Disaster Capitalism is a hard act to follow. but Naomi Klein has manage to provoke again in an article on the implications of environmentalism and climate change. She admits that the criticism of the Right about serious environmentalism sounding the death knell of modern capitalism, whereas most on the Left are still under the illusion that green consumerism is all that is required.
All of this means that the climate movement needs to have one hell of a comeback. For this to happen, the left is going to have to learn from the right. Denialists gained traction by making climate about economics: action will destroy capitalism, they have claimed, killing jobs and sending prices soaring. But at a time when a growing number of people agree with the protesters at Occupy Wall Street, many of whom argue that capitalism-as-usual is itself the cause of lost jobs and debt slavery, there is a unique opportunity to seize the economic terrain from the right. This would require making a persuasive case that the real solutions to the climate crisis are also our best hope of building a much more enlightened economic system—one that closes deep inequalities, strengthens and transforms the public sphere, generates plentiful, dignified work and radically reins in corporate power. It would also require a shift away from the notion that climate action is just one issue on a laundry list of worthy causes vying for progressive attention. Just as climate denialism has become a core identity issue on the right, utterly entwined with defending current systems of power and wealth, the scientific reality of climate change must, for progressives, occupy a central place in a coherent narrative about the perils of unrestrained greed and the need for real alternatives.
Building such a transformative movement may not be as hard as it first appears. Indeed, if you ask the Heartlanders, climate change makes some kind of left-wing revolution virtually inevitable, which is precisely why they are so determined to deny its reality. Perhaps we should listen to their theories more closely—they might just understand something the left still doesn’t get.

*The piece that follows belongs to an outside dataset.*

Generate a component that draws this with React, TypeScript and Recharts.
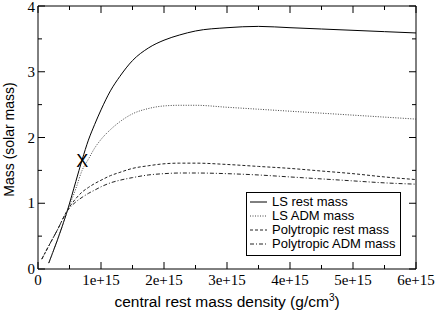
import { ComposedChart, Line, XAxis, YAxis, ReferenceLine, ReferenceDot, Legend } from "recharts"

// central rest mass density, in units of 1e15 g/cm^3
const density = [0.06, 0.17, 0.3, 0.47, 0.6, 0.7, 0.8, 0.9, 1.0, 1.15, 1.3, 1.5, 1.75, 2.0, 2.25, 2.5, 3.0, 3.5, 4.0, 4.5, 5.0, 5.5, 6.0]
const lsRest = [null, 0.09, 0.42, 0.9, 1.33, 1.66, 1.96, 2.2, 2.42, 2.71, 2.93, 3.17, 3.36, 3.48, 3.56, 3.62, 3.67, 3.69, 3.67, 3.65, 3.63, 3.61, 3.59]
const lsAdm = [null, 0.09, 0.42, 0.89, 1.22, 1.5, 1.67, 1.84, 1.97, 2.12, 2.24, 2.36, 2.44, 2.48, 2.49, 2.49, 2.46, 2.43, 2.4, 2.37, 2.34, 2.31, 2.28]
const polyRest = [0.15, 0.35, 0.58, 0.9, 1.07, 1.17, 1.24, 1.3, 1.35, 1.42, 1.47, 1.53, 1.57, 1.6, 1.61, 1.61, 1.59, 1.56, 1.53, 1.49, 1.45, 1.4, 1.36]
const polyAdm = [0.15, 0.35, 0.58, 0.89, 1.02, 1.09, 1.15, 1.2, 1.25, 1.31, 1.35, 1.39, 1.43, 1.45, 1.46, 1.46, 1.45, 1.43, 1.4, 1.37, 1.34, 1.31, 1.29]

const xTicks = [0, 0.5, 1, 1.5, 2, 2.5, 3, 3.5, 4, 4.5, 5, 5.5, 6]
const yTicks = [0, 0.5, 1, 1.5, 2, 2.5, 3, 3.5, 4]

// the "X" mark on the LS rest mass curve
const markRho = 0.703
const markMass = 1.65

const data = density.map((d, i) => ({
  rho: d * 1e15,
  lsRest: lsRest[i],
  lsAdm: lsAdm[i],
  polyRest: polyRest[i],
  polyAdm: polyAdm[i],
}))

const series = [
  { key: "lsRest", name: "LS rest mass", dash: undefined, color: "#000" },
  { key: "lsAdm", name: "LS ADM mass", dash: "1 1.5", color: "#444" },
  { key: "polyRest", name: "Polytropic rest mass", dash: "3 2", color: "#222" },
  { key: "polyAdm", name: "Polytropic ADM mass", dash: "4 2 1 2", color: "#222" },
]

const W = 436
const H = 312
const TOP = 6
const LEFT = 38
const RIGHT = 416
const BOTTOM = 269
const serif = "'Liberation Serif', 'Times New Roman', 'DejaVu Serif', serif"
const sans = "'Liberation Sans', Arial, sans-serif"

const XTick = (props: any) => {
  const { x, payload } = props
  const v = payload.value / 1e15
  const major = Number.isInteger(v)
  const len = major ? 7 : 4
  return (
    <g>
      <line x1={x} y1={BOTTOM} x2={x} y2={BOTTOM - len} stroke="#000" />
      <line x1={x} y1={TOP} x2={x} y2={TOP + len} stroke="#000" />
      {major && (
        <text x={x} y={BOTTOM + 16} textAnchor="middle" style={{ fontFamily: serif, fontSize: 15 }} fill="#000">
          {v === 0 ? "0" : `${v}e+15`}
        </text>
      )}
    </g>
  )
}

const YTick = (props: any) => {
  const { y, payload } = props
  const v = payload.value
  const major = Number.isInteger(v)
  const len = major ? 7 : 4
  return (
    <g>
      <line x1={LEFT} y1={y} x2={LEFT + len} y2={y} stroke="#000" />
      <line x1={RIGHT} y1={y} x2={RIGHT - len} y2={y} stroke="#000" />
      {major && (
        <text x={LEFT - 3} y={Math.max(y + 5, 12)} textAnchor="end" style={{ fontFamily: serif, fontSize: 15 }} fill="#000">
          {v}
        </text>
      )}
    </g>
  )
}

const XTitle = () => (
  <text x={(LEFT + RIGHT) / 2} y={307} textAnchor="middle" style={{ fontFamily: sans, fontSize: 15.5 }} fill="#000">
    central rest mass density (g/cm
    <tspan dy={-6} style={{ fontSize: 10 }}>3</tspan>
    <tspan dy={6}>)</tspan>
  </text>
)

const YTitle = () => (
  <text
    x={13.5}
    y={139.5}
    transform="rotate(-90 13.5 139.5)"
    textAnchor="middle"
    style={{ fontFamily: sans, fontSize: 14 }}
    fill="#000"
  >
    Mass (solar mass)
  </text>
)

const LegendBox = () => (
  <div
    style={{
      border: "1px solid #000",
      background: "#fff",
      padding: "2px 4px 4px 3px",
      fontFamily: sans,
      fontSize: 13,
      color: "#000",
      width: 146,
      boxSizing: "content-box",
    }}
  >
    {series.map((s) => (
      <div key={s.key} style={{ display: "flex", alignItems: "center", height: 14 }}>
        <svg width={22} height={14} style={{ flex: "none" }}>
          <line x1={0} y1={7} x2={17} y2={7} stroke={s.color} strokeDasharray={s.dash} />
        </svg>
        <span style={{ lineHeight: "14px", whiteSpace: "nowrap" }}>{s.name}</span>
      </div>
    ))}
  </div>
)

export default function App() {
  return (
    <div style={{ position: "absolute", left: 0, top: 0, background: "#fff" }}>
      <ComposedChart width={W} height={H} data={data} margin={{ top: TOP, right: W - RIGHT, left: 0, bottom: 0 }}>
        <XAxis
          dataKey="rho"
          type="number"
          domain={[0, 6e15]}
          ticks={xTicks.map((t) => t * 1e15)}
          interval={0}
          height={H - BOTTOM}
          tickLine={false}
          axisLine={{ stroke: "#000" }}
          tick={<XTick />}
          label={<XTitle />}
        />
        <YAxis
          type="number"
          domain={[0, 4]}
          ticks={yTicks}
          interval={0}
          width={LEFT}
          tickLine={false}
          axisLine={{ stroke: "#000" }}
          tick={<YTick />}
          label={<YTitle />}
        />
        <ReferenceLine y={4} stroke="#000" />
        <ReferenceLine x={6e15} stroke="#000" />
        {series.map((s) => (
          <Line
            key={s.key}
            dataKey={s.key}
            name={s.name}
            type="monotone"
            stroke={s.color}
            strokeWidth={1}
            strokeDasharray={s.dash}
            dot={false}
            activeDot={false}
            isAnimationActive={false}
          />
        ))}
        <ReferenceDot
          x={markRho * 1e15}
          y={markMass}
          shape={(p: any) => (
            <text x={p.cx} y={p.cy + 6.5} textAnchor="middle" style={{ fontFamily: sans, fontSize: 18 }} fill="#000">
              X
            </text>
          )}
        />
        <Legend
          verticalAlign="middle"
          align="center"
          layout="horizontal"
          wrapperStyle={{ left: 246, top: 192, width: 155, height: 64 }}
          content={<LegendBox />}
        />
      </ComposedChart>
    </div>
  )
}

* * *The deniers did not decide that climate change is a left-wing conspiracy by uncovering some covert socialist plot. They arrived at this analysis by taking a hard look at what it would take to lower global emissions as drastically and as rapidly as climate science demands. They have concluded that this can be done only by radically reordering our economic and political systems in ways antithetical to their “free market” belief system. As British blogger and Heartland regular James Delingpole has pointed out, “Modern environmentalism successfully advances many of the causes dear to the left: redistribution of wealth, higher taxes, greater government intervention, regulation.” Heartland’s Bast puts it even more bluntly: For the left, “Climate change is the perfect thing…. It’s the reason why we should do everything [the left] wanted to do anyway.”
Here’s my inconvenient truth: they aren’t wrong. Before I go any further, let me be absolutely clear: as 97 percent of the world’s climate scientists attest, the Heartlanders are completely wrong about the science. The heat-trapping gases released into the atmosphere through the burning of fossil fuels are already causing temperatures to increase. If we are not on a radically different energy path by the end of this decade, we are in for a world of pain.Read it at The Nation
Capitalism vs. the Climate
by Naomi Klein
Morris Berman reflects on Naomi Klein's essay in La longue durée at Dark Ages America
(h/t) Keven Fathi)
Naomi Klein, climate scientists, and serious environmentalists, as well the opponents of environmentalism, are correct in viewing this as calling for a fundamental reconfiguration of civilization. One side embraces the necessary change, while the other side rejects it. This is going to be one huge emerging conflict since, on one hand, many vested interests are threatened and, on the other, the very future of the humanity is at stake.
One of my predictions for 2012 is that global warming, which the left calls it, or "climate change," as the right calls it, is going to start coming to the fore as one of the big issues, socially, politically, and economically. The Kyoto treaty expires in 2012, and the international conference in Durban to replace it with something "with teeth" is going to become a focal point in the news. This issue is going to move to the front burner. I expect to see it play an increasingly prominent role in the demands of the protestors worldwide as environmental conditions deteriorate, affecting the less affluent first.